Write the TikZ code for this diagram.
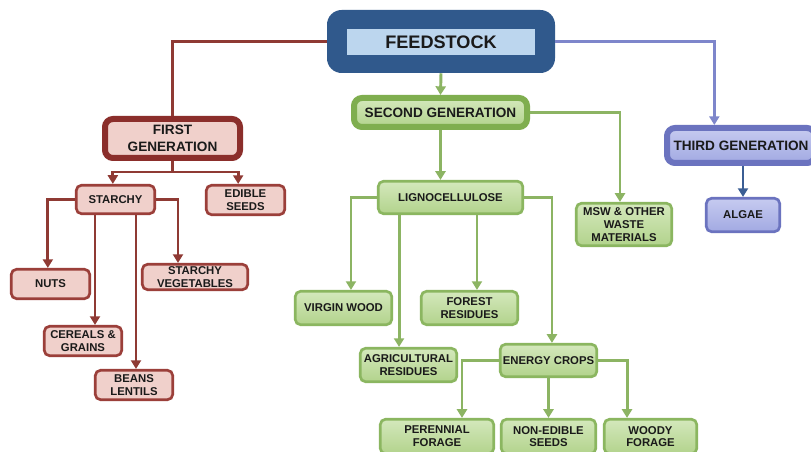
\documentclass[tikz,border=0pt]{standalone}
\usepackage{fontspec}
\setmainfont{Liberation Sans}
\usepackage{tikz}
\usetikzlibrary{arrows.meta}

\definecolor{redborder}{HTML}{9B3F3A}
\definecolor{reddark}{HTML}{8B2E2B}
\definecolor{redfill}{HTML}{F0D0CB}
\definecolor{redline}{HTML}{8F3A34}
\definecolor{greenborder}{HTML}{8BB660}
\definecolor{greendark}{HTML}{7FAE4F}
\definecolor{greentop}{HTML}{D4E8BC}
\definecolor{greenbot}{HTML}{B2D38C}
\definecolor{greenline}{HTML}{8CB463}
\definecolor{feeddark}{HTML}{30598C}
\definecolor{feedlight}{HTML}{BCD6EE}
\definecolor{blueborder}{HTML}{6B73BF}
\definecolor{bluetop}{HTML}{C6CBF0}
\definecolor{bluebot}{HTML}{A2A9E2}
\definecolor{blueline}{HTML}{7E86CB}
\definecolor{bluearrow}{HTML}{3B5E94}
\definecolor{textcol}{HTML}{1A1A1A}

\begin{document}
\begin{tikzpicture}[
	x=0.75pt,y=-0.75pt,
	box/.style={align=center,inner sep=0pt,text=textcol,rounded corners=4pt,line width=2pt,
		font=\fontsize{8.5}{9.6}\selectfont\bfseries},
	redblock/.style={box,draw=redborder,fill=redfill},
	greenblock/.style={box,draw=greenborder,top color=greentop,bottom color=greenbot},
	blueblock/.style={box,draw=blueborder,top color=bluetop,bottom color=bluebot},
	genblock/.style={rounded corners=6pt,line width=4.5pt,font=\fontsize{10.2}{12.4}\selectfont\bfseries},
	tip/.style={-{Triangle[width=7.5pt,length=6.5pt]}},
	redarrow/.style={draw=redline,line width=2.2pt,tip},
	greenarrow/.style={draw=greenline,line width=2.2pt,tip},
	bluearrow/.style={draw=blueline,line width=2.2pt,tip}
	]
		\clip (0,0) rectangle (811,452);
		\fill[white] (0,0) rectangle (811,452);

		% feedstock
		\path (441,41.5) node[fill=feeddark,rounded corners=11pt,minimum width=171pt,minimum height=47.25pt] (feedstock) {};
		\path (441,42) node[fill=feedlight,minimum width=141pt,minimum height=19.5pt,text=textcol,
			font=\fontsize{13.6}{16}\selectfont\bfseries] (feedtext) {FEEDSTOCK};

		% generations
		\path (172.5,138.5) node[redblock,genblock,draw=reddark,minimum width=101.25pt,minimum height=29.25pt] (first) {FIRST\\GENERATION};
		\path (440.5,112.5) node[greenblock,genblock,draw=greendark,minimum width=129.75pt,minimum height=21.75pt] (second) {SECOND GENERATION};
		\path (741,145.5) node[blueblock,genblock,minimum width=111pt,minimum height=26.25pt] (third) {THIRD GENERATION};

		% first generation
		\path (115.5,199.5) node[redblock,minimum width=58.9pt,minimum height=21.4pt] (starchy) {STARCHY};
		\path (245.5,200) node[redblock,minimum width=58.9pt,minimum height=22.1pt] (edible) {EDIBLE\\SEEDS};
		\path (50.5,284) node[redblock,minimum width=58.9pt,minimum height=22.1pt] (nuts) {NUTS};
		\path (195,277) node[redblock,minimum width=79.1pt,minimum height=19.1pt] (stveg) {STARCHY\\VEGETABLES};
		\path (83,341) node[redblock,minimum width=58.1pt,minimum height=22.1pt] (cereals) {CEREALS \&\\GRAINS};
		\path (134,385) node[redblock,minimum width=58.1pt,minimum height=22.1pt] (beans) {BEANS\\LENTILS};

		% second generation
		\path (450.5,197.5) node[greenblock,minimum width=108.4pt,minimum height=24.4pt] (ligno) {LIGNOCELLULOSE};
		\path (624,224.5) node[greenblock,minimum width=71.6pt,minimum height=31.9pt] (msw) {MSW \& OTHER\\WASTE\\MATERIALS};
		\path (343.5,308) node[greenblock,minimum width=72.4pt,minimum height=25.1pt] (virgin) {VIRGIN WOOD};
		\path (469.5,308) node[greenblock,minimum width=72.4pt,minimum height=25.1pt] (forest) {FOREST\\RESIDUES};
		\path (408.5,365) node[greenblock,minimum width=72.4pt,minimum height=25.1pt] (agri) {AGRICULTURAL\\RESIDUES};
		\path (548.5,360.5) node[greenblock,minimum width=72.4pt,minimum height=24.4pt] (energy) {ENERGY CROPS};
		\path (437,436.5) node[greenblock,minimum width=85.1pt,minimum height=25.9pt] (perennial) {PERENNIAL\\FORAGE};
		\path (548.5,436.5) node[greenblock,minimum width=70.9pt,minimum height=25.9pt] (nonedible) {NON-EDIBLE\\SEEDS};
		\path (650.5,436.5) node[greenblock,minimum width=69.4pt,minimum height=25.9pt] (woody) {WOODY\\FORAGE};

		% third generation
		\path (743,215) node[blueblock,minimum width=55.1pt,minimum height=25.1pt] (algae) {ALGAE};

		% connectors from feedstock
		\draw[redline,line width=2.2pt] (feedstock.west) -| (first.north);
		\draw[greenarrow] (feedstock.south) -- (second.north);
		\draw[bluearrow] (feedstock.east) -| ([xshift=-20pt]third.north);

		% first generation tree
		\draw[redarrow] (first.south) -- ++(0,11) -| ([xshift=-2pt]starchy.north);
		\draw[redarrow] (first.south) -- ++(0,11) -| ([xshift=-5.5pt]edible.north);
		\draw[redarrow] (starchy.west) -| ([xshift=-2pt]nuts.north);
		\draw[redarrow] (starchy.east) -| ([xshift=-12.75pt]stveg.north);
		\coordinate (cerealsin) at ([xshift=9pt]cereals.north);
		\coordinate (beansin) at ([xshift=1.5pt]beans.north);
		\draw[redarrow] (cerealsin |- starchy.south) -- (cerealsin);
		\draw[redarrow] (beansin |- starchy.south) -- (beansin);

		% second generation tree
		\draw[greenarrow] (second.south) -- (second.south |- ligno.north);
		\draw[greenarrow] (second.east) -| ([xshift=-3pt]msw.north);
		\draw[greenarrow] (ligno.west) -| ([xshift=5.6pt]virgin.north);
		\coordinate (agriin) at ([xshift=-7.1pt]agri.north);
		\coordinate (forestin) at ([xshift=5.6pt]forest.north);
		\draw[greenarrow] (agriin |- ligno.south) -- (agriin);
		\draw[greenarrow] (forestin |- ligno.south) -- (forestin);
		\draw[greenarrow] (ligno.east) -| ([xshift=2.6pt]energy.north);
		\draw[greenarrow] (energy.west) -| ([xshift=18.75pt]perennial.north);
		\draw[greenarrow] (energy.south) -- (nonedible.north);
		\draw[greenarrow] (energy.east) -| ([xshift=-17.6pt]woody.north);

		% third generation tree
		\draw[draw=bluearrow,line width=2.2pt,tip] (algae.north |- third.south) -- (algae.north);

	\end{tikzpicture}
\end{document}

· · · ·

:: SHORT TASK ::
Without the pictures, transcribe the listing above exactly.

:: FULL SOLUTION ::
Write the TikZ code for this diagram.
\documentclass[tikz,border=0pt]{standalone}
\usepackage{fontspec}
\setmainfont{Liberation Sans}
\usepackage{tikz}
\usetikzlibrary{arrows.meta}

\definecolor{redborder}{HTML}{9B3F3A}
\definecolor{reddark}{HTML}{8B2E2B}
\definecolor{redfill}{HTML}{F0D0CB}
\definecolor{redline}{HTML}{8F3A34}
\definecolor{greenborder}{HTML}{8BB660}
\definecolor{greendark}{HTML}{7FAE4F}
\definecolor{greentop}{HTML}{D4E8BC}
\definecolor{greenbot}{HTML}{B2D38C}
\definecolor{greenline}{HTML}{8CB463}
\definecolor{feeddark}{HTML}{30598C}
\definecolor{feedlight}{HTML}{BCD6EE}
\definecolor{blueborder}{HTML}{6B73BF}
\definecolor{bluetop}{HTML}{C6CBF0}
\definecolor{bluebot}{HTML}{A2A9E2}
\definecolor{blueline}{HTML}{7E86CB}
\definecolor{bluearrow}{HTML}{3B5E94}
\definecolor{textcol}{HTML}{1A1A1A}

\begin{document}
\begin{tikzpicture}[
	x=0.75pt,y=-0.75pt,
	box/.style={align=center,inner sep=0pt,text=textcol,rounded corners=4pt,line width=2pt,
		font=\fontsize{8.5}{9.6}\selectfont\bfseries},
	redblock/.style={box,draw=redborder,fill=redfill},
	greenblock/.style={box,draw=greenborder,top color=greentop,bottom color=greenbot},
	blueblock/.style={box,draw=blueborder,top color=bluetop,bottom color=bluebot},
	genblock/.style={rounded corners=6pt,line width=4.5pt,font=\fontsize{10.2}{12.4}\selectfont\bfseries},
	tip/.style={-{Triangle[width=7.5pt,length=6.5pt]}},
	redarrow/.style={draw=redline,line width=2.2pt,tip},
	greenarrow/.style={draw=greenline,line width=2.2pt,tip},
	bluearrow/.style={draw=blueline,line width=2.2pt,tip}
	]
		\clip (0,0) rectangle (811,452);
		\fill[white] (0,0) rectangle (811,452);

		% feedstock
		\path (441,41.5) node[fill=feeddark,rounded corners=11pt,minimum width=171pt,minimum height=47.25pt] (feedstock) {};
		\path (441,42) node[fill=feedlight,minimum width=141pt,minimum height=19.5pt,text=textcol,
			font=\fontsize{13.6}{16}\selectfont\bfseries] (feedtext) {FEEDSTOCK};

		% generations
		\path (172.5,138.5) node[redblock,genblock,draw=reddark,minimum width=101.25pt,minimum height=29.25pt] (first) {FIRST\\GENERATION};
		\path (440.5,112.5) node[greenblock,genblock,draw=greendark,minimum width=129.75pt,minimum height=21.75pt] (second) {SECOND GENERATION};
		\path (741,145.5) node[blueblock,genblock,minimum width=111pt,minimum height=26.25pt] (third) {THIRD GENERATION};

		% first generation
		\path (115.5,199.5) node[redblock,minimum width=58.9pt,minimum height=21.4pt] (starchy) {STARCHY};
		\path (245.5,200) node[redblock,minimum width=58.9pt,minimum height=22.1pt] (edible) {EDIBLE\\SEEDS};
		\path (50.5,284) node[redblock,minimum width=58.9pt,minimum height=22.1pt] (nuts) {NUTS};
		\path (195,277) node[redblock,minimum width=79.1pt,minimum height=19.1pt] (stveg) {STARCHY\\VEGETABLES};
		\path (83,341) node[redblock,minimum width=58.1pt,minimum height=22.1pt] (cereals) {CEREALS \&\\GRAINS};
		\path (134,385) node[redblock,minimum width=58.1pt,minimum height=22.1pt] (beans) {BEANS\\LENTILS};

		% second generation
		\path (450.5,197.5) node[greenblock,minimum width=108.4pt,minimum height=24.4pt] (ligno) {LIGNOCELLULOSE};
		\path (624,224.5) node[greenblock,minimum width=71.6pt,minimum height=31.9pt] (msw) {MSW \& OTHER\\WASTE\\MATERIALS};
		\path (343.5,308) node[greenblock,minimum width=72.4pt,minimum height=25.1pt] (virgin) {VIRGIN WOOD};
		\path (469.5,308) node[greenblock,minimum width=72.4pt,minimum height=25.1pt] (forest) {FOREST\\RESIDUES};
		\path (408.5,365) node[greenblock,minimum width=72.4pt,minimum height=25.1pt] (agri) {AGRICULTURAL\\RESIDUES};
		\path (548.5,360.5) node[greenblock,minimum width=72.4pt,minimum height=24.4pt] (energy) {ENERGY CROPS};
		\path (437,436.5) node[greenblock,minimum width=85.1pt,minimum height=25.9pt] (perennial) {PERENNIAL\\FORAGE};
		\path (548.5,436.5) node[greenblock,minimum width=70.9pt,minimum height=25.9pt] (nonedible) {NON-EDIBLE\\SEEDS};
		\path (650.5,436.5) node[greenblock,minimum width=69.4pt,minimum height=25.9pt] (woody) {WOODY\\FORAGE};

		% third generation
		\path (743,215) node[blueblock,minimum width=55.1pt,minimum height=25.1pt] (algae) {ALGAE};

		% connectors from feedstock
		\draw[redline,line width=2.2pt] (feedstock.west) -| (first.north);
		\draw[greenarrow] (feedstock.south) -- (second.north);
		\draw[bluearrow] (feedstock.east) -| ([xshift=-20pt]third.north);

		% first generation tree
		\draw[redarrow] (first.south) -- ++(0,11) -| ([xshift=-2pt]starchy.north);
		\draw[redarrow] (first.south) -- ++(0,11) -| ([xshift=-5.5pt]edible.north);
		\draw[redarrow] (starchy.west) -| ([xshift=-2pt]nuts.north);
		\draw[redarrow] (starchy.east) -| ([xshift=-12.75pt]stveg.north);
		\coordinate (cerealsin) at ([xshift=9pt]cereals.north);
		\coordinate (beansin) at ([xshift=1.5pt]beans.north);
		\draw[redarrow] (cerealsin |- starchy.south) -- (cerealsin);
		\draw[redarrow] (beansin |- starchy.south) -- (beansin);

		% second generation tree
		\draw[greenarrow] (second.south) -- (second.south |- ligno.north);
		\draw[greenarrow] (second.east) -| ([xshift=-3pt]msw.north);
		\draw[greenarrow] (ligno.west) -| ([xshift=5.6pt]virgin.north);
		\coordinate (agriin) at ([xshift=-7.1pt]agri.north);
		\coordinate (forestin) at ([xshift=5.6pt]forest.north);
		\draw[greenarrow] (agriin |- ligno.south) -- (agriin);
		\draw[greenarrow] (forestin |- ligno.south) -- (forestin);
		\draw[greenarrow] (ligno.east) -| ([xshift=2.6pt]energy.north);
		\draw[greenarrow] (energy.west) -| ([xshift=18.75pt]perennial.north);
		\draw[greenarrow] (energy.south) -- (nonedible.north);
		\draw[greenarrow] (energy.east) -| ([xshift=-17.6pt]woody.north);

		% third generation tree
		\draw[draw=bluearrow,line width=2.2pt,tip] (algae.north |- third.south) -- (algae.north);

	\end{tikzpicture}
\end{document}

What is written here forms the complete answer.